Don’t believe me? Here’s an example: Back in 2012, Audi made announcements about BEVs, which they branded “e-tron.” There was an A3 e-Tron concept model that never was produced (https://www.engadget.com/2012/06/15/a3-e-tron-hands-on-video…), and there was a so-called “production” R8 e-tron that was built and raced (https://www.engadget.com/2012/07/01/audi-r8-e-tron-ev-lap-re…), but it was canceled before actually being produced in any volume (http://insideevs.com/audi-r8-e-tron-shelved-again-this-time-…) with Audi saying it “had no plans to sell its electric sports cars.” The “e-tron” label is now being applied to future hybrid models.
And finally, as for the “400 mile range” vehicle, what is that, exactly? It’s a garbage throw away line, and even if you believe it, it’s certainly 400 miles on the NEDC cycle, which is equivalent to about 310 miles on the EPA cycle, which is what Teslas are measured against. In essence, BMW is saying that someday they’ll have a car that does what Tesla’s Model 3 does today. Beautiful!
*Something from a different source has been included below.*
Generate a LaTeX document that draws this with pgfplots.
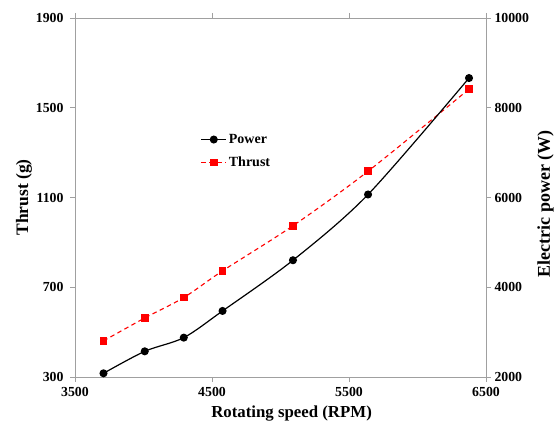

And even then, it won’t have a world-wide SuperCharger network, so it isn’t really suitable for road trips. Shall we talk about Tesla’s moat now?
- The margins on the 3 will be smaller…
If you listened to Tesla’s most recent conference all, they confirmed that they expect to reach 25% margins next year on Model 3. Model 3 was designed to be cost-effective to build. The entrenched automakers are happy to have 10%-15% margins, but then they’re letting their dealers take some of the profit.
- Need more giga-factories
As I posted earlier, this is actually an argument for Tesla’s success in needing to build more factories to satisfy demand for its vehicles. I guess you missed the recent Tesla shareholder letters in which Tesla talks about building more gigafactories.
- We are greater than 5 years away from price/cost of ownership parity of battery power automobiles to ICE.
Where’s your data on this? I believe that Model 3 already compares favorably in terms of TCO for what you get compared to BMW’s 3-series, Audi’s A4, Mercedes C300, Jag’s XE, Infiniti Q50, Caddy’s ATS, or Alfa’s Guila Quadrifoglio. Shall we start with the 5.6 second 0-60 or the 5.1 0-60 version?